* EXERCISE DETAILS
From the first line of the data below through the line bearing "(0,0) rectangle (1437,1483);", reproduce each line exactly; do not include pictures.

* DATA EXTRACT
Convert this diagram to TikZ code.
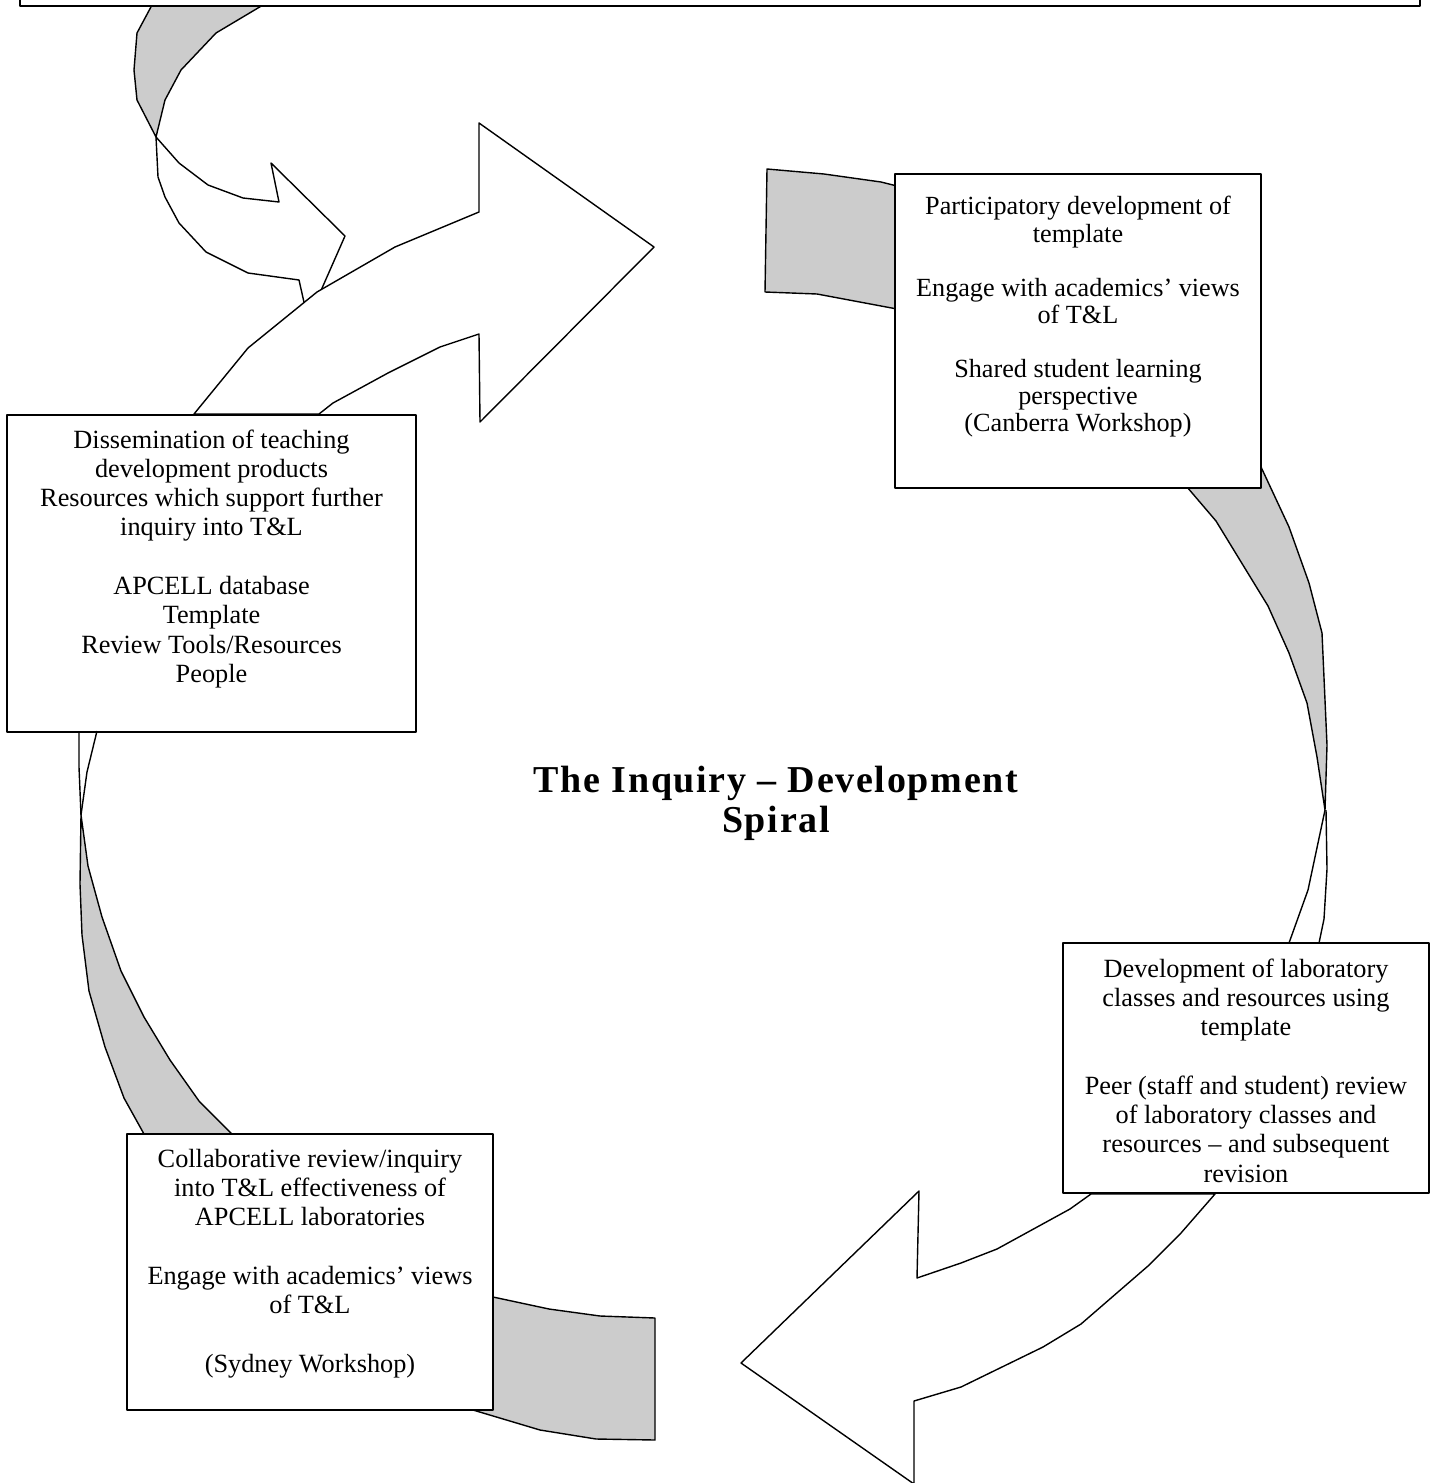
\documentclass[tikz,border=0pt]{standalone}
\usepackage{fontspec}
\setmainfont{Liberation Serif}
\newfontfamily\spacedserif[LetterSpace=4.5]{Liberation Serif}
\definecolor{ribbongrey}{RGB}{204,204,204}
\begin{document}
\begin{tikzpicture}[x=1pt,y=-1pt,
  line width=1.4pt, line join=round,
  ribbon/.style={fill=ribbongrey, draw=black},
  arrowshape/.style={fill=white, draw=black},
  edgeline/.style={draw=black},
  box/.style={draw=black, fill=white, line width=1.8pt, rectangle, inner sep=0pt, outer sep=0pt, anchor=north west},
  boxtext/.style={anchor=north, inner sep=0pt, outer sep=0pt, align=center, font=\fontsize{26.3}{29.3}\selectfont},
  boxtextb/.style={anchor=north, inner sep=0pt, outer sep=0pt, align=center, font=\fontsize{26.2}{27.1}\selectfont},
  titletext/.style={anchor=north, inner sep=0pt, outer sep=0pt, align=center, font=\spacedserif\bfseries\fontsize{38}{40}\selectfont}
]
\useasboundingbox (0,0) rectangle (1437,1483);

% top-left ribbon (grey back face)
\path[ribbon] (160,-10) -- (152,5) -- (137,33) -- (134,70) -- (137,100) -- (156,137)
  -- (165,100) -- (181,70) -- (216,33) -- (263,5) -- (288,-10) -- cycle;
% small curved arrow
\path[arrowshape] (156,137) -- (179,163) -- (208,185) -- (243,198) -- (279,202) -- (271,163)
  -- (345,236) -- (308,320) -- (299,280) -- (248,273) -- (206,252) -- (179,223) -- (165,197)
  -- (158,177) -- cycle;
% big upper arrow
\path[arrowshape] (194,414) -- (248,348) -- (317,292) -- (395,247) -- (479,212) -- (479,123)
  -- (654,247) -- (480,422) -- (479,334) -- (440,347) -- (388,373) -- (333,403) -- (319,414) -- cycle;

% top-right grey ribbon (behind Participatory box)
\path[ribbon] (767,169) -- (824,174) -- (881,182) -- (897,186) -- (897,309) -- (817,294) -- (765,292) -- cycle;

% right grey ribbon
\path[ribbon] (1187,487) -- (1216,521) -- (1268,606) -- (1289,653) -- (1307,703) -- (1317,757)
  -- (1325,810) -- (1327,745) -- (1322,633) -- (1309,583) -- (1289,527) -- (1261,467)
  -- (1240,480) -- cycle;

% bottom-right arrow
\path[arrowshape] (1091,1194) -- (1070,1209) -- (997,1249) -- (961,1263) -- (917,1278) -- (919,1191)
  -- (741,1363) -- (914,1484) -- (914,1401) -- (961,1387) -- (1043,1347) -- (1081,1324)
  -- (1148,1266) -- (1181,1233) -- (1215,1194) -- cycle;

% bottom grey ribbon (behind Collaborative box)
\path[ribbon] (493,1297) -- (549,1309) -- (600,1316) -- (655,1318) -- (655,1440) -- (596,1439)
  -- (540,1430) -- (473,1410) -- (485,1300) -- cycle;

% left grey ribbon
\path[ribbon] (81,815) -- (80,884) -- (82,935) -- (89,991) -- (105,1047) -- (124,1098) -- (144,1134)
  -- (232,1134) -- (199,1101) -- (170,1060) -- (144,1017) -- (121,971) -- (102,917) -- (88,866) -- cycle;

% boxes
\node[box, minimum width=1400pt, minimum height=56pt] (topbox) at (20,-50) {};
\node[box, minimum width=409pt, minimum height=317pt] (diss) at (7,415) {};
\node[box, minimum width=366pt, minimum height=314pt] (part) at (895,174) {};
\node[box, minimum width=366pt, minimum height=250pt] (dev) at (1063,943) {};
\node[box, minimum width=366pt, minimum height=276pt] (coll) at (127,1134) {};

% white parts of the twisted ribbons
\path[edgeline] (1325,810) -- (1308,890) -- (1289,943);
\path[edgeline] (1326,810) -- (1327,869) -- (1324,919) -- (1319,943);
\path[edgeline] (79,731) -- (79,767) -- (81,815);
\path[edgeline] (97,731) -- (87,772) -- (81,815);

% texts
\node[boxtext] (disstxt) at (211.5,427.5) {\strut Dissemination of teaching\\development products\\Resources which support further\\inquiry into T\&L\\[29.3pt]APCELL database\\Template\\Review Tools/Resources\\People};
\node[boxtextb] (parttxt) at (1078,196) {\strut Participatory development of\\template\\[27.1pt]Engage with academics’ views\\of T\&L\\[27.1pt]Shared student learning\\perspective\\(Canberra Workshop)};
\node[boxtext] (devtxt) at (1246,956.5) {\strut Development of laboratory\\classes and resources using\\template\\[29.3pt]Peer (staff and student) review\\of laboratory classes and\\resources – and subsequent\\revision};
\node[boxtext] (colltxt) at (310,1146.5) {\strut Collaborative review/inquiry\\into T\&L effectiveness of\\APCELL laboratories\\[29.3pt]Engage with academics’ views\\of T\&L\\[29.3pt](Sydney Workshop)};
\node[titletext] (title) at (776,764) {\strut The Inquiry – Development\\Spiral};
\end{tikzpicture}
\end{document}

* SOLUTION FOR THIS PROBLEM
Convert this diagram to TikZ code.
\documentclass[tikz,border=0pt]{standalone}
\usepackage{fontspec}
\setmainfont{Liberation Serif}
\newfontfamily\spacedserif[LetterSpace=4.5]{Liberation Serif}
\definecolor{ribbongrey}{RGB}{204,204,204}
\begin{document}
\begin{tikzpicture}[x=1pt,y=-1pt,
  line width=1.4pt, line join=round,
  ribbon/.style={fill=ribbongrey, draw=black},
  arrowshape/.style={fill=white, draw=black},
  edgeline/.style={draw=black},
  box/.style={draw=black, fill=white, line width=1.8pt, rectangle, inner sep=0pt, outer sep=0pt, anchor=north west},
  boxtext/.style={anchor=north, inner sep=0pt, outer sep=0pt, align=center, font=\fontsize{26.3}{29.3}\selectfont},
  boxtextb/.style={anchor=north, inner sep=0pt, outer sep=0pt, align=center, font=\fontsize{26.2}{27.1}\selectfont},
  titletext/.style={anchor=north, inner sep=0pt, outer sep=0pt, align=center, font=\spacedserif\bfseries\fontsize{38}{40}\selectfont}
]
\useasboundingbox (0,0) rectangle (1437,1483);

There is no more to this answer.